Re: [PATCH bpf-next v9 2/6] mm, bpf: Introduce try_alloc_pages() for opportunistic page allocation

Mateusz Guzik <mjguzik@xxxxxxxxx> · Tue, 11 Mar 2025 19:04:47 +0100

On Tue, Mar 11, 2025 at 02:32:24PM +0100, Alexei Starovoitov wrote:
> On Tue, Mar 11, 2025 at 3:04 AM Andrew Morton <akpm@xxxxxxxxxxxxxxxxxxxx> wrote:
> >
> > On Fri, 21 Feb 2025 18:44:23 -0800 Alexei Starovoitov <alexei.starovoitov@xxxxxxxxx> wrote:
> >
> > > Tracing BPF programs execute from tracepoints and kprobes where
> > > running context is unknown, but they need to request additional
> > > memory. The prior workarounds were using pre-allocated memory and
> > > BPF specific freelists to satisfy such allocation requests.
> >
> > The "prior workarounds" sound entirely appropriate.  Because the
> > performance and maintainability of Linux's page allocator is about
> > 1,000,040 times more important than relieving BPF of having to carry a
> > "workaround".
> 
> Please explain where performance and maintainability is affected?
> 

I have some related questions below. Note I'm a bystander, not claiming
to have any (N)ACK power.

A small bit before that:
       if (!spin_trylock_irqsave(&zone->lock, flags)) {
	       if (unlikely(alloc_flags & ALLOC_TRYLOCK))
		       return NULL;
	       spin_lock_irqsave(&zone->lock, flags);
       }

This is going to perform worse when contested due to an extra access to
the lock. I presume it was done this way to avoid suffering another
branch, with the assumption the trylock is normally going to succeed.

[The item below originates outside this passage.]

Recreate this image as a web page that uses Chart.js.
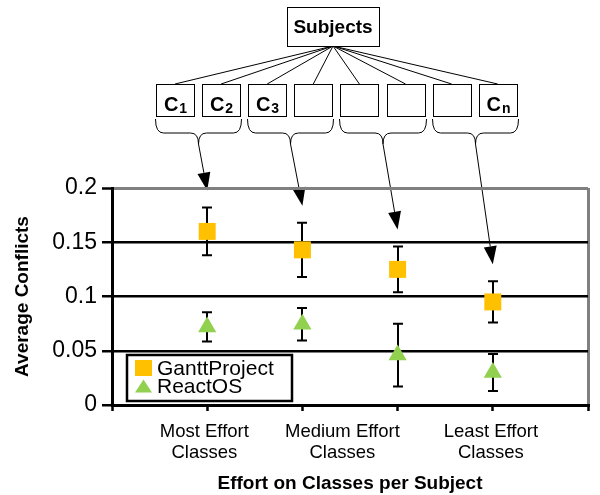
<!DOCTYPE html>
<html>
<head>
<meta charset="utf-8">
<script src="https://cdn.jsdelivr.net/npm/chart.js@4/dist/chart.umd.min.js"></script>
<style>
  html, body { margin: 0; padding: 0; background: #fff; }
  canvas { display: block; }
</style>
</head>
<body>
<canvas id="chart" width="600" height="495"></canvas>
<script>
// ---- data ----
const seriesNames = ['GanttProject', 'ReactOS'];
const groupPositions = [1, 2, 3, 4];
const ganttMeans = [0.160, 0.143, 0.125, 0.095];
const ganttErrors = [0.022, 0.025, 0.021, 0.019];
const reactMeans = [0.072, 0.0745, 0.046, 0.030];
const reactErrors = [0.0135, 0.015, 0.029, 0.017];
const categoryLabels = [['Most Effort', 'Classes'], ['Medium Effort', 'Classes'], ['Least Effort', 'Classes']];
const categoryPositions = [0.97, 2.42, 3.98];
const xMarkTicks = [0, 1, 2, 3, 4, 5];
const yTicks = [0, 0.05, 0.1, 0.15, 0.2];
const rootLabel = 'Subjects';
const classNames = [['C', '1'], ['C', '2'], ['C', '3'], ['', ''], ['', ''], ['', ''], ['', ''], ['C', 'n']];

const FONT = "'Liberation Sans', Arial, Helvetica, sans-serif";
const GANTT_COLOR = '#FFC000';
const REACT_COLOR = '#92D050';

function isMark(v) { return xMarkTicks.some(t => Math.abs(t - v) < 1e-9); }

// subject -> classes diagram above the plot, with arrows into each effort group
const subjectDiagram = {
  id: 'subjectDiagram',
  beforeDraw(chart) {
    const ctx = chart.ctx;
    const xs = chart.scales.x, ys = chart.scales.y;
    ctx.save();
    ctx.fillStyle = '#fff';
    ctx.fillRect(0, 0, chart.width, chart.height);
    ctx.strokeStyle = '#000';
    ctx.fillStyle = '#000';
    ctx.lineWidth = 1;

    const root = { x: 287, y: 7, w: 92, h: 39 };
    const boxTop = 84, boxH = 32, boxW = 38, boxStep = 46.1, boxLeft = 156;
    const hubX = root.x + root.w / 2, hubY = root.y + root.h;

    // fan-out lines
    classNames.forEach((_, i) => {
      const cx = boxLeft + i * boxStep + boxW / 2;
      ctx.beginPath();
      ctx.moveTo(hubX, hubY);
      ctx.lineTo(cx, boxTop);
      ctx.stroke();
    });

    // root box
    ctx.fillStyle = '#fff';
    ctx.fillRect(root.x + 0.5, root.y + 0.5, root.w, root.h);
    ctx.strokeRect(root.x + 0.5, root.y + 0.5, root.w, root.h);
    ctx.fillStyle = '#000';
    ctx.font = 'bold 19px ' + FONT;
    ctx.textAlign = 'center';
    ctx.textBaseline = 'middle';
    ctx.fillText(rootLabel, hubX, root.y + root.h / 2 + 1);

    // class boxes
    classNames.forEach((name, i) => {
      const x = Math.round(boxLeft + i * boxStep) + 0.5;
      ctx.strokeRect(x, boxTop + 0.5, boxW, boxH);
      if (name[0]) {
        ctx.textAlign = 'left';
        ctx.textBaseline = 'alphabetic';
        ctx.font = 'bold 20px ' + FONT;
        const w1 = ctx.measureText(name[0]).width;
        ctx.font = 'bold 14px ' + FONT;
        const w2 = ctx.measureText(name[1]).width;
        const sx = x + boxW / 2 - (w1 + w2 + 1) / 2;
        ctx.font = 'bold 20px ' + FONT;
        ctx.fillText(name[0], sx, boxTop + 27);
        ctx.font = 'bold 14px ' + FONT;
        ctx.fillText(name[1], sx + w1 + 1, boxTop + 29);
      }
    });

    // braces grouping pairs of classes, each with an arrow to its group
    const braceTop = 119, braceMid = 133, braceTip = 144, r = 8;
    for (let g = 0; g < classNames.length / 2; g++) {
      const x0 = Math.round(boxLeft + 2 * g * boxStep) - 0.5;
      const x1 = Math.round(boxLeft + (2 * g + 1) * boxStep) + boxW + 1.5;
      const m = (x0 + x1) / 2;
      ctx.beginPath();
      ctx.moveTo(x0, braceTop);
      ctx.quadraticCurveTo(x0, braceMid, x0 + r, braceMid);
      ctx.lineTo(m - r, braceMid);
      ctx.quadraticCurveTo(m, braceMid, m, braceTip);
      ctx.quadraticCurveTo(m, braceMid, m + r, braceMid);
      ctx.lineTo(x1 - r, braceMid);
      ctx.quadraticCurveTo(x1, braceMid, x1, braceTop);
      ctx.stroke();

      const tx = xs.getPixelForValue(groupPositions[g]);
      const ty = ys.getPixelForValue(ganttMeans[g] + ganttErrors[g]) - 17;
      const a = Math.atan2(ty - braceTip, tx - m);
      const hl = 18, hw = 6.5;
      const bx = tx - hl * Math.cos(a), by = ty - hl * Math.sin(a);
      ctx.beginPath();
      ctx.moveTo(m, braceTip);
      ctx.lineTo(bx, by);
      ctx.stroke();
      ctx.beginPath();
      ctx.moveTo(tx, ty);
      ctx.lineTo(bx - hw * Math.sin(a), by + hw * Math.cos(a));
      ctx.lineTo(bx + hw * Math.sin(a), by - hw * Math.cos(a));
      ctx.closePath();
      ctx.fill();
    }
    ctx.restore();
  }
};

// vertical error bars with caps, drawn beneath the markers
const errorBars = {
  id: 'errorBars',
  beforeDatasetsDraw(chart) {
    const ctx = chart.ctx;
    const xs = chart.scales.x, ys = chart.scales.y;
    ctx.save();
    ctx.strokeStyle = '#000';
    ctx.lineWidth = 2;
    chart.data.datasets.forEach(ds => {
      ds.data.forEach((p, i) => {
        const e = ds.errors[i];
        const x = Math.round(xs.getPixelForValue(p.x));
        const yt = ys.getPixelForValue(p.y + e);
        const yb = ys.getPixelForValue(p.y - e);
        ctx.beginPath();
        ctx.moveTo(x, yt); ctx.lineTo(x, yb);
        ctx.moveTo(x - 5, yt); ctx.lineTo(x + 5, yt);
        ctx.moveTo(x - 5, yb); ctx.lineTo(x + 5, yb);
        ctx.stroke();
      });
    });
    ctx.restore();
  }
};

// boxed legend sitting inside the lower-left of the plot
const boxedLegend = {
  id: 'boxedLegend',
  afterDraw(chart) {
    const ctx = chart.ctx;
    const L = 127, T = 355, W = 165, H = 46;
    ctx.save();
    ctx.fillStyle = '#fff';
    ctx.fillRect(L, T, W, H);
    ctx.strokeStyle = '#000';
    ctx.lineWidth = 2.5;
    ctx.strokeRect(L, T, W, H);
    ctx.font = '21px ' + FONT;
    ctx.textAlign = 'left';
    ctx.textBaseline = 'middle';
    chart.data.datasets.forEach((ds, i) => {
      const cy = T + 13 + i * 18.5;
      ctx.fillStyle = ds.backgroundColor;
      if (ds.pointStyle === 'rect') {
        ctx.fillRect(L + 8, cy - 8, 17, 16);
      } else {
        ctx.beginPath();
        ctx.moveTo(L + 16.5, cy - 7);
        ctx.lineTo(L + 25, cy + 6);
        ctx.lineTo(L + 8, cy + 6);
        ctx.closePath();
        ctx.fill();
      }
      ctx.fillStyle = '#000';
      ctx.fillText(ds.label, L + 30, cy + 1);
    });
    ctx.restore();
  }
};

const xTickValues = [...xMarkTicks, ...categoryPositions].sort((a, b) => a - b);

new Chart(document.getElementById('chart'), {
  type: 'scatter',
  data: {
    datasets: [
      {
        label: seriesNames[0],
        data: groupPositions.map((x, i) => ({ x, y: ganttMeans[i] })),
        errors: ganttErrors,
        pointStyle: 'rect',
        pointRadius: 12,
        pointHoverRadius: 12,
        backgroundColor: GANTT_COLOR,
        borderColor: GANTT_COLOR,
        borderWidth: 0
      },
      {
        label: seriesNames[1],
        data: groupPositions.map((x, i) => ({ x, y: reactMeans[i] })),
        errors: reactErrors,
        pointStyle: 'triangle',
        pointRadius: 10.5,
        pointHoverRadius: 10.5,
        backgroundColor: REACT_COLOR,
        borderColor: REACT_COLOR,
        borderWidth: 0
      }
    ]
  },
  options: {
    responsive: false,
    animation: false,
    devicePixelRatio: 1,
    layout: { padding: { top: 188, right: 9, bottom: 0, left: 0 } },
    plugins: { legend: { display: false }, tooltip: { enabled: false } },
    scales: {
      x: {
        type: 'linear',
        min: 0, max: 5,
        afterBuildTicks: s => { s.ticks = xTickValues.map(v => ({ value: v })); },
        afterFit: s => { s.height = 90; },
        border: { color: '#000', width: 3 },
        grid: {
          color: c => (c.tick && Math.abs(c.tick.value - 5) < 1e-9) ? '#808080' : 'rgba(0,0,0,0)',
          lineWidth: 3,
          tickColor: c => (c.tick && isMark(c.tick.value)) ? '#000' : 'rgba(0,0,0,0)',
          tickWidth: 2.5,
          tickLength: 6
        },
        ticks: {
          autoSkip: false,
          maxRotation: 0,
          minRotation: 0,
          padding: 10,
          color: '#000',
          font: { family: FONT, size: 18.5, lineHeight: 1.16 },
          callback: v => {
            const k = categoryPositions.findIndex(p => Math.abs(p - v) < 1e-9);
            return k >= 0 ? categoryLabels[k] : '';
          }
        },
        title: {
          display: true,
          text: 'Effort on Classes per Subject',
          color: '#000',
          font: { family: FONT, size: 19, weight: 'bold' },
          padding: { top: 0, bottom: 0 }
        }
      },
      y: {
        min: 0, max: 0.2,
        afterBuildTicks: s => { s.ticks = yTicks.map(v => ({ value: v })); },
        afterFit: s => { s.width = 112; },
        border: { color: '#000', width: 3 },
        grid: {
          color: c => (c.tick && Math.abs(c.tick.value - 0.2) < 1e-9) ? '#808080' : '#000',
          lineWidth: c => (c.tick && Math.abs(c.tick.value - 0.2) < 1e-9) ? 3 : 2.5,
          tickColor: '#000',
          tickWidth: 2.5,
          tickLength: 10
        },
        ticks: {
          padding: 5,
          color: '#000',
          font: { family: FONT, size: 23 },
          callback: v => String(Number(Number(v).toFixed(2)))
        },
        title: {
          display: true,
          text: 'Average Conflicts',
          color: '#000',
          font: { family: FONT, size: 19, weight: 'bold' },
          padding: { top: 11, bottom: 0 }
        }
      }
    }
  },
  plugins: [subjectDiagram, errorBars, boxedLegend]
});
</script>
</body>
</html>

So happens I'm looking at parallel exec on the side and while currently
there is bigger fish to fry, contention on zone->lock is very much a
factor. Majority of it comes from RCU freeing (in free_pcppages_bulk()),
but I also see several rmqueue calls below. As they trylock, they are
going to make it more expensive for free_pcppages_bulk() to even get the
lock.

So this *is* contested, but at the moment is largely overshadowed by
bigger problems (which someone(tm) hopefully will sort out sooner than
later).

So should this land, I expect someone is going to hoist the trylock at
some point in the future. If it was my patch I would just do it now, but
I understand this may result in new people showing up and complaining.

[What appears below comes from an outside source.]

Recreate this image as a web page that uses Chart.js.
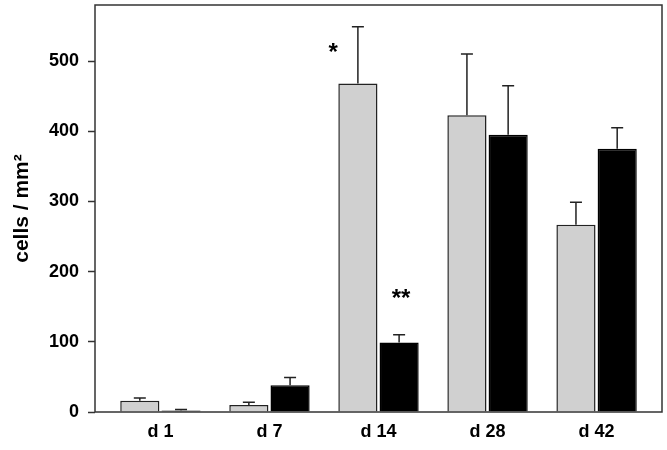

> As far as motivation, if I recall correctly, you were present in
> the room when Vlastimil presented the next steps for SLUB at
> LSFMM back in May of last year.
> A link to memory refresher is in the commit log:
> https://lwn.net/Articles/974138/
> 
> Back then he talked about a bunch of reasons including better
> maintainability of the kernel overall, but what stood out to me
> as the main reason to use SLUB for bpf, objpool, mempool,
> and networking needs is prevention of memory waste.
> All these wrappers of slub pin memory that should be shared.
> bpf, objpool, mempools should be good citizens of the kernel
> instead of stealing the memory. That's the core job of the
> kernel. To share resources. Memory is one such resource.
> 

I suspect the worry is that the added behavior may complicate things
down the road (or even prevent some optimizations) -- there is another
context to worry about.

I think it would help to outline why these are doing any memory
allocation from something like NMI to begin with. Perhaps you could have
carved out a very small piece of memory as a reserve just for that? It
would be refilled as needed from process context.

A general remark is that support for an arbitrary running context in
core primitives artificially limits what can be done to optimize them
for their most common users. imo the sheaves patchset is a little bit of
an admission (also see below). It may be the get pages routine will get
there.

If non-task memory allocs got beaten to the curb, or at least got heavily
limited, then a small allocator just for that purpose would do the
trick and the two variants would likely be simpler than one thing which
supports everyone. This patchset is a step in the opposite direction,
but it may be there is a good reason.

To my understanding ebpf can be used to run "real" code to do something
or "merely" collect data. I presume the former case is already running
from a context where it can allocate memory no problem.

For the latter I presume ebpf has conflicting goals: 1. not disrupt the
workload under observation (cpu and ram) -- to that end small memory
usage limits are in place. otherwise a carelessly written aggregation
can OOM the box (e.g., say someone wants to know which files get opened
the most and aggregates on names, while a malicious user opens and
unlinks autogenerated names, endlessly growing the list if you let it)
2. actually log stuff even if resources are scarce. to that end I
would expect that a small area is pre-allocated and periodically drained

Which for me further puts a question mark on general alloc from the NMI
context.

All that said, the cover letter:
> The main motivation is to make alloc page and slab reentrant and
> remove bpf_mem_alloc.

does not justify why ebpf performs allocations in a manner which warrant
any of this, which I suspect is what Andrew asked about.

I never put any effort into ebpf -- it may be all the above makes
excellent sense. But then you need to make a case to the people
maintaining the code.